Contrastive learning

Contrastive learning is a self-supervised learning technique used in machine learning, especially for representation learning. It aims to teach models to differentiate between similar and dissimilar data points by bringing similar ones closer together and pushing dissimilar ones apart in a feature space. It’s often used in tasks like image recognition, natural language processing, and speech processing.

 

How Contrastive Learning Works:

  1. Anchor: A data point is selected (e.g., an image or a sentence).
  2. Positive Example: Another data point similar to the anchor is chosen (e.g., a different image of the same object or a different sentence with the same meaning).
  3. Negative Example: A data point that is dissimilar to the anchor is also chosen (e.g., an image of a different object or a sentence with a different meaning).
  4. Learning Goal: The model learns to represent the anchor and positive example in such a way that their representations are close together, while the anchor and negative example are far apart.

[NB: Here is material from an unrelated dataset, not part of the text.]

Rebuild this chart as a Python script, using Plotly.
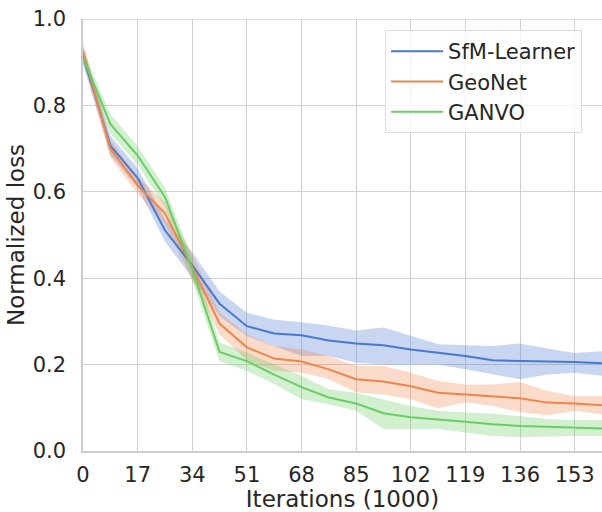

This forces the model to learn meaningful features that distinguish between similar and dissimilar data.

 

Example:

In the case of images, if you’re training a model to recognize different animals, the goal of contrastive learning would be to make the feature representations of two images of a dog (anchor and positive) closer in the learned space, while representations of a dog and a cat (anchor and negative) are farther apart.

 

 

Key Benefits:

  • Better Representation Learning: It helps the model learn more meaningful features or patterns from the data.
  • Less Labeled Data: It can work well even when there’s limited labeled data, as it doesn’t rely on explicit supervision (e.g., class labels).
  • Improved Performance: By learning how to separate different classes or groups more effectively, it often leads to better downstream performance in tasks like classification or clustering.

 

Popular Applications:

  • SimCLR: A popular contrastive learning approach that uses image augmentations as positive examples.
  • Natural Language Processing (NLP): Contrastive learning is used in sentence similarity tasks, where semantically similar sentences are treated as positives.
  • Speech and Audio Processing: Applied to tasks like speaker verification or sound classification.

 

In summary, contrastive learning teaches models to recognize similarities and differences in data by grouping similar examples together and pushing apart dissimilar ones, leading to more meaningful and powerful representations.